Direction
Report the total number of lines that include the string "matplotlib", without any other text.

---

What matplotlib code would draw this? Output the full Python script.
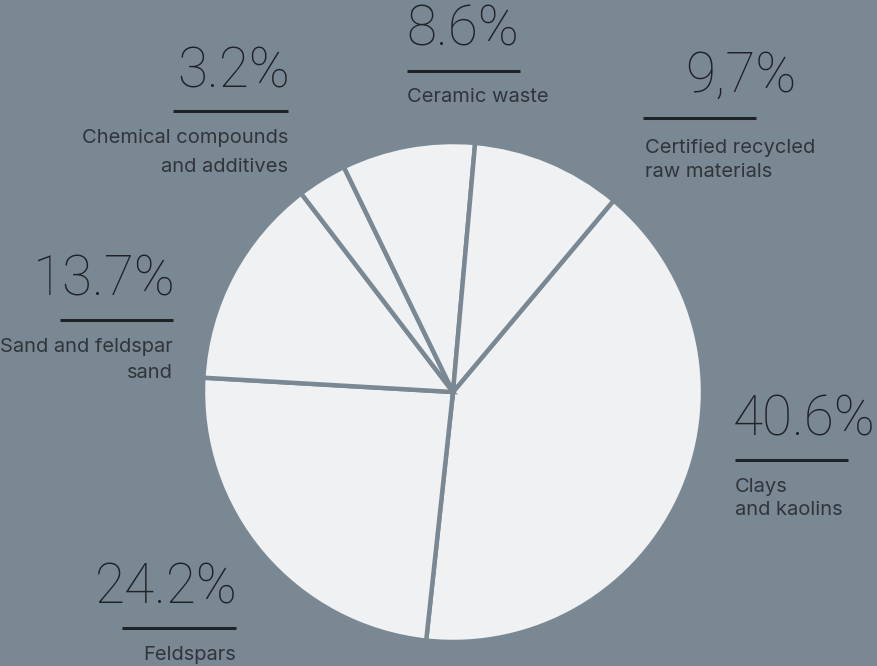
import matplotlib
matplotlib.use("Agg")
import matplotlib.pyplot as plt

# Raw material mix
categories = ["Clays\nand kaolins", "Feldspars", "Sand and feldspar\nsand",
              "Chemical compounds\nand additives", "Ceramic waste",
              "Certified recycled\nraw materials"]
values = [40.6, 24.2, 13.7, 3.2, 8.6, 9.7]
value_labels = ["40.6%", "24.2%", "13.7%", "3.2%", "8.6%", "9,7%"]

BG = "#7a8894"
FACE = "#eff1f3"
DARK = "#1f2226"
TEXT = "#30353b"

W, H = 877, 666
fig = plt.figure(figsize=(W / 100, H / 100), dpi=100, facecolor=BG)
ax = fig.add_axes([0, 0, 1, 1])
ax.set_xlim(0, W)
ax.set_ylim(0, H)
ax.set_aspect("equal")
ax.axis("off")

ax.pie(values, center=(453, H - 392), radius=250, startangle=50,
       counterclock=False, colors=[FACE] * len(values),
       wedgeprops=dict(edgecolor=BG, linewidth=3.2))
ax.set_xlim(0, W)
ax.set_ylim(0, H)

# label blocks: (number x, number baseline, line x0, line x1, line y,
#                text x, text baselines, number align, text align)
blocks = [
    (733, 435, 735, 848, 460, 735, [492, 515], "left", "left"),
    (238, 603, 122, 236, 628, 236, [660], "right", "right"),
    (176, 295, 60, 173, 320, 173, [352, 378], "right", "right"),
    (290, 88, 173, 288, 111, 288, [143, 172], "right", "right"),
    (406, 45, 407, 520, 71, 407, [102], "left", "left"),
    (796, 92, 643, 756, 118, 645, [153, 177], "right", "left"),
]

for (nx, ny, lx0, lx1, ly, tx, tys, nha, tha), lab, cat in zip(blocks, value_labels, categories):
    ax.text(nx, H - ny, lab, ha=nha, va="baseline", fontsize=39.5,
            family="Roboto", fontweight="light", color=DARK)
    ax.plot([lx0, lx1], [H - ly, H - ly], color=DARK, lw=2.2,
            solid_capstyle="butt")
    for line, ty in zip(cat.split("\n"), tys):
        ax.text(tx, H - ty, line, ha=tha, va="baseline", fontsize=14.5,
                family="Inter", color=TEXT)

fig.savefig("out.png", dpi=100, facecolor=BG)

---

Reply
4